• **TASK**
Up to and including the line with "const zeroCellY = [0, 0];", write out the listing from its first line, minus the pictures.

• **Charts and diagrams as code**

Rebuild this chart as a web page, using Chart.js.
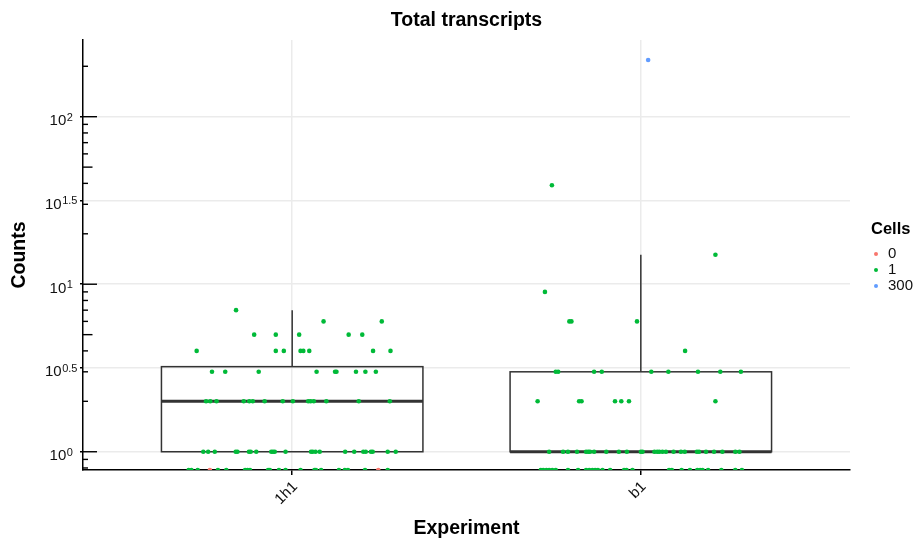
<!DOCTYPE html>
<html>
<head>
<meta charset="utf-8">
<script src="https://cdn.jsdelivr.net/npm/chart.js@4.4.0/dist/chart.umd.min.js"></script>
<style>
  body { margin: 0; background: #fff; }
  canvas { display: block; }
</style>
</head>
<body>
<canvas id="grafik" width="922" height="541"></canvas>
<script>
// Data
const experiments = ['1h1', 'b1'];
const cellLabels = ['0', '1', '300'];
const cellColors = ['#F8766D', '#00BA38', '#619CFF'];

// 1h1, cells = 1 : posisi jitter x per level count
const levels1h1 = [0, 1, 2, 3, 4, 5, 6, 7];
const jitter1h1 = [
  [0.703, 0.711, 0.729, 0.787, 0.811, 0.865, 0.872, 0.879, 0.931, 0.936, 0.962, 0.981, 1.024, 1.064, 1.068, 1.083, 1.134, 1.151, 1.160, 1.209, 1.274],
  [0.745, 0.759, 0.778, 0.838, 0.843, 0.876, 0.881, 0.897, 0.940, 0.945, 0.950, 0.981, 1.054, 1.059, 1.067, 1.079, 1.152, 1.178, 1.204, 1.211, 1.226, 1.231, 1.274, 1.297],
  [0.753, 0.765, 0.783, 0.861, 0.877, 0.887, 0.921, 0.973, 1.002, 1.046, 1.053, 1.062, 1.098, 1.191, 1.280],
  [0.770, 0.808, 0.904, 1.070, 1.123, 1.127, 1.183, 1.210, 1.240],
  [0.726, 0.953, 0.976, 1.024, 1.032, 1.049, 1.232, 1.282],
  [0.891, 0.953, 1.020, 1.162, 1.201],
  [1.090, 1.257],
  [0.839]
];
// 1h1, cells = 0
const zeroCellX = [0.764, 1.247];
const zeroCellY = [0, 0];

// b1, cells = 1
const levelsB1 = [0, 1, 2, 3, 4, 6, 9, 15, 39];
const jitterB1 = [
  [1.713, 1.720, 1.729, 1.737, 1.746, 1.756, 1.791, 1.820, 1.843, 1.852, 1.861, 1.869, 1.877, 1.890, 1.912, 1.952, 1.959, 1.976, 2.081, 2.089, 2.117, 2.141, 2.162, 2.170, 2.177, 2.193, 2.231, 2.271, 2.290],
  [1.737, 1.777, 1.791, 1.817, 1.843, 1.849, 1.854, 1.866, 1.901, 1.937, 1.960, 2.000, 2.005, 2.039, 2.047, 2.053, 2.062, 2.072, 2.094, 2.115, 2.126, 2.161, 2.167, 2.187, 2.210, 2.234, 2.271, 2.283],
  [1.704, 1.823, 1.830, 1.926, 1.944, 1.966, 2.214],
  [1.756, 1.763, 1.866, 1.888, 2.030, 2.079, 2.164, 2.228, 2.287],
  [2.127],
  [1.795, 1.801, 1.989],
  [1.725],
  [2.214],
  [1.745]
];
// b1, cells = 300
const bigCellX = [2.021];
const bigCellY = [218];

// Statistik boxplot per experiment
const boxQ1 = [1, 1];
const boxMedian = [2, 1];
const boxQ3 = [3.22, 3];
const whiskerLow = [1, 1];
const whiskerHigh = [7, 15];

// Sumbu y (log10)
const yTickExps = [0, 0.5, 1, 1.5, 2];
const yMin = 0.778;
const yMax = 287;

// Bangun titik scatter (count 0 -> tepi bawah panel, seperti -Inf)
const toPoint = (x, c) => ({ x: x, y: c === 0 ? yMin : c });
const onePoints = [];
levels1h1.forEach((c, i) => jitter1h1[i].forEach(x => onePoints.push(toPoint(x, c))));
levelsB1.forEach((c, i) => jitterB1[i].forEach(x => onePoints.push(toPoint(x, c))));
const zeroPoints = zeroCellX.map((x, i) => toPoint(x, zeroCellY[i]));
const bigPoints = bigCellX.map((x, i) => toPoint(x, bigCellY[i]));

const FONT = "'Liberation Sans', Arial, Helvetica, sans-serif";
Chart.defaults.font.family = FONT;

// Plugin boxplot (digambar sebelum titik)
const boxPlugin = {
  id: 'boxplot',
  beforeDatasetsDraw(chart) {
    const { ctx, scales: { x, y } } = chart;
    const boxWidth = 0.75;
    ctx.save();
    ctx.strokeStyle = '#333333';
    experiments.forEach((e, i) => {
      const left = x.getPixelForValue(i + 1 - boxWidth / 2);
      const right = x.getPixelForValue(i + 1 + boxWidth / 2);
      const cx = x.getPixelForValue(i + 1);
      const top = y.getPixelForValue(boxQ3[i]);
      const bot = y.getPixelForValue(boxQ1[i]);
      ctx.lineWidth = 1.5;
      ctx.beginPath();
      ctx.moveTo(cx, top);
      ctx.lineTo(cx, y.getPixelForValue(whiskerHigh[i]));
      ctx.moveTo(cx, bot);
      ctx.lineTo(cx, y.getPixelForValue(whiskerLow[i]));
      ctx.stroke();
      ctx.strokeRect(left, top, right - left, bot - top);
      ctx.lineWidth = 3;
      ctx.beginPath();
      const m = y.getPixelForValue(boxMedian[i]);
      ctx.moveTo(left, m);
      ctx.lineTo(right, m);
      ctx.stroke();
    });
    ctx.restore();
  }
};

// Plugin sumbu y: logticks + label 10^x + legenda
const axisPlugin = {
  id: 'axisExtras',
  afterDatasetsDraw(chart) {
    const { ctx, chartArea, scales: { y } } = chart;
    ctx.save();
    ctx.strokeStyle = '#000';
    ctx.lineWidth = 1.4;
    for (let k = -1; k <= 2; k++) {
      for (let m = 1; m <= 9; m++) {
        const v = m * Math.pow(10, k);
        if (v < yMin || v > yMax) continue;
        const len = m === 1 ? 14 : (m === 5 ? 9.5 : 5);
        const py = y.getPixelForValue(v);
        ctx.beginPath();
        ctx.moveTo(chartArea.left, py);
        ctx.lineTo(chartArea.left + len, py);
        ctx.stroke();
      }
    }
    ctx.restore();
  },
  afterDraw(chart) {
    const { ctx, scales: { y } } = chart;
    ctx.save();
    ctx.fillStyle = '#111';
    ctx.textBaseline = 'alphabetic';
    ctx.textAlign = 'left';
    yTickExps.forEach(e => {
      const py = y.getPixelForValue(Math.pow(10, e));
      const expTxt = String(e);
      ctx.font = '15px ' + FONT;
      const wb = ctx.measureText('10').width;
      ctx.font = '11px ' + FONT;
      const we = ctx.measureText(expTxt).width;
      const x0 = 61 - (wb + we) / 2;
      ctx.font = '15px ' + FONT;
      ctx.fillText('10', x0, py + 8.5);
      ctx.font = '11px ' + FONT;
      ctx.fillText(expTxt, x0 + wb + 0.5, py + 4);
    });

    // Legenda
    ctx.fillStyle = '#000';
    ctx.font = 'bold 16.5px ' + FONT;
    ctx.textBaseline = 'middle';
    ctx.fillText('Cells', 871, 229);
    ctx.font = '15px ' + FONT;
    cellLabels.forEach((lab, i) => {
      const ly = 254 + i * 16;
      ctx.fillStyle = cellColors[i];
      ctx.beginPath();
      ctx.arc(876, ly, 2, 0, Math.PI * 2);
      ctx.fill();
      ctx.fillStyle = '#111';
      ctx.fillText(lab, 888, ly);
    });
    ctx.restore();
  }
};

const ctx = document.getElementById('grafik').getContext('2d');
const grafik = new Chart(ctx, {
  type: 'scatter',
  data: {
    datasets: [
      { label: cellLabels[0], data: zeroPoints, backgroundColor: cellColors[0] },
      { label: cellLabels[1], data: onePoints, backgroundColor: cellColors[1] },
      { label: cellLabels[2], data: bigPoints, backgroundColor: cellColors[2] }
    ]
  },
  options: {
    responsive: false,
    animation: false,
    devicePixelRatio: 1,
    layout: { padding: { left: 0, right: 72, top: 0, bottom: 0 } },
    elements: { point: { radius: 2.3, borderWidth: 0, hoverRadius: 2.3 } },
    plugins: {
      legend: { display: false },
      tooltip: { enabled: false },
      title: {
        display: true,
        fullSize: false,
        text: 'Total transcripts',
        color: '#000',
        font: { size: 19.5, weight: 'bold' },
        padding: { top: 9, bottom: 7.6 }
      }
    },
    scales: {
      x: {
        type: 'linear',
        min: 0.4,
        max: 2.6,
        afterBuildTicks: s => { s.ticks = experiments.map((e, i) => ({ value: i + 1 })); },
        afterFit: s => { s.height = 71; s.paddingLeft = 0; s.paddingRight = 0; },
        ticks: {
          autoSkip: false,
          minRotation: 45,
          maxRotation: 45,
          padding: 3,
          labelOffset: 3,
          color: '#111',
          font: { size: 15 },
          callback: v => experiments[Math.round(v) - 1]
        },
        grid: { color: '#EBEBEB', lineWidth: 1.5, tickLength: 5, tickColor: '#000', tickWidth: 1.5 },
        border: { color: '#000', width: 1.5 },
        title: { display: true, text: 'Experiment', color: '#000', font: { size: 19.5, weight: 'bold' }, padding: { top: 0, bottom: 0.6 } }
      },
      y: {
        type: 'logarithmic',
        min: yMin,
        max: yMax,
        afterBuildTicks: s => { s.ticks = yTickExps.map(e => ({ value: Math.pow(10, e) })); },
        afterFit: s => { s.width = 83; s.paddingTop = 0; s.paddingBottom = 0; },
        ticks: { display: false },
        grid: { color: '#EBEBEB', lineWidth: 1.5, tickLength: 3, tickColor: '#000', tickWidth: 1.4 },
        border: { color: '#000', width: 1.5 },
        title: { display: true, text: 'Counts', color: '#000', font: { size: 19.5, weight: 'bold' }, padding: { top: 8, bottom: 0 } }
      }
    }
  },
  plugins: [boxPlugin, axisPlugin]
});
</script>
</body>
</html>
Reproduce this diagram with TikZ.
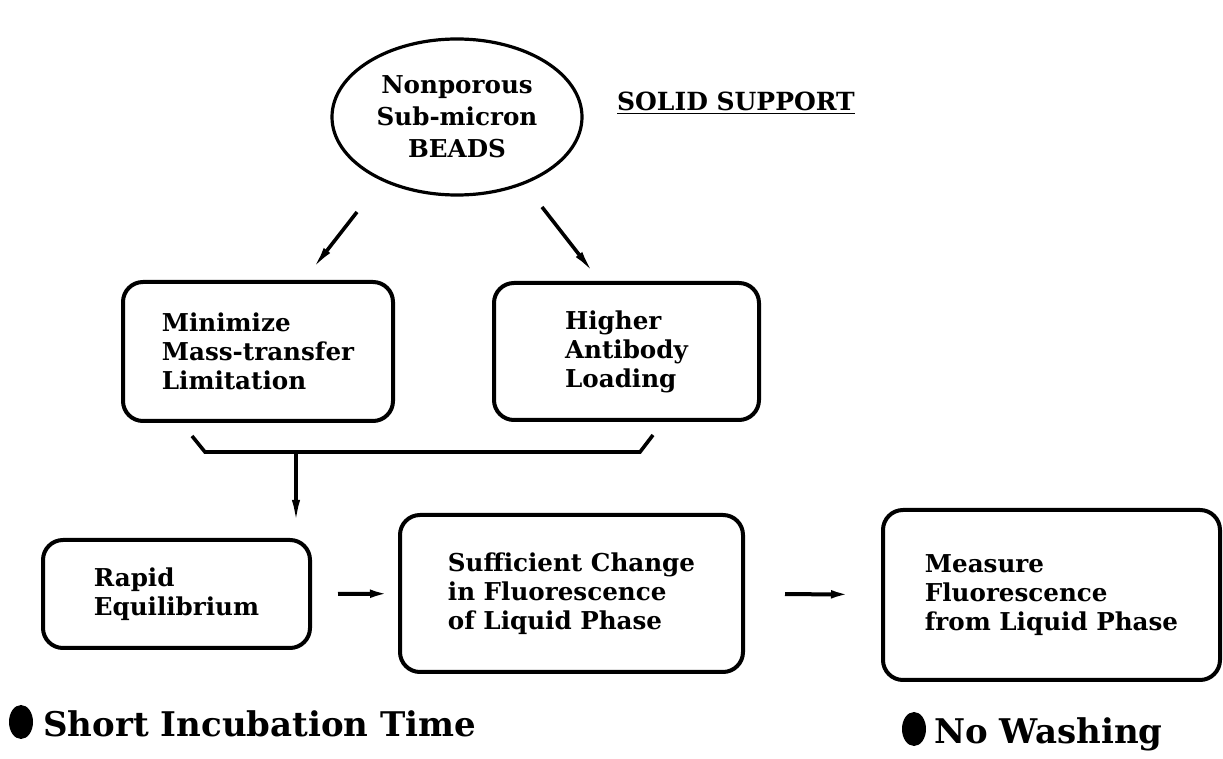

• **FULL RESPONSE**
Rebuild this chart as a web page, using Chart.js.
<!DOCTYPE html>
<html>
<head>
<meta charset="utf-8">
<script src="https://cdn.jsdelivr.net/npm/chart.js@4.4.0/dist/chart.umd.min.js"></script>
<style>
  body { margin: 0; background: #fff; }
  canvas { display: block; }
</style>
</head>
<body>
<canvas id="grafik" width="922" height="541"></canvas>
<script>
// Data
const experiments = ['1h1', 'b1'];
const cellLabels = ['0', '1', '300'];
const cellColors = ['#F8766D', '#00BA38', '#619CFF'];

// 1h1, cells = 1 : posisi jitter x per level count
const levels1h1 = [0, 1, 2, 3, 4, 5, 6, 7];
const jitter1h1 = [
  [0.703, 0.711, 0.729, 0.787, 0.811, 0.865, 0.872, 0.879, 0.931, 0.936, 0.962, 0.981, 1.024, 1.064, 1.068, 1.083, 1.134, 1.151, 1.160, 1.209, 1.274],
  [0.745, 0.759, 0.778, 0.838, 0.843, 0.876, 0.881, 0.897, 0.940, 0.945, 0.950, 0.981, 1.054, 1.059, 1.067, 1.079, 1.152, 1.178, 1.204, 1.211, 1.226, 1.231, 1.274, 1.297],
  [0.753, 0.765, 0.783, 0.861, 0.877, 0.887, 0.921, 0.973, 1.002, 1.046, 1.053, 1.062, 1.098, 1.191, 1.280],
  [0.770, 0.808, 0.904, 1.070, 1.123, 1.127, 1.183, 1.210, 1.240],
  [0.726, 0.953, 0.976, 1.024, 1.032, 1.049, 1.232, 1.282],
  [0.891, 0.953, 1.020, 1.162, 1.201],
  [1.090, 1.257],
  [0.839]
];
// 1h1, cells = 0
const zeroCellX = [0.764, 1.247];
const zeroCellY = [0, 0];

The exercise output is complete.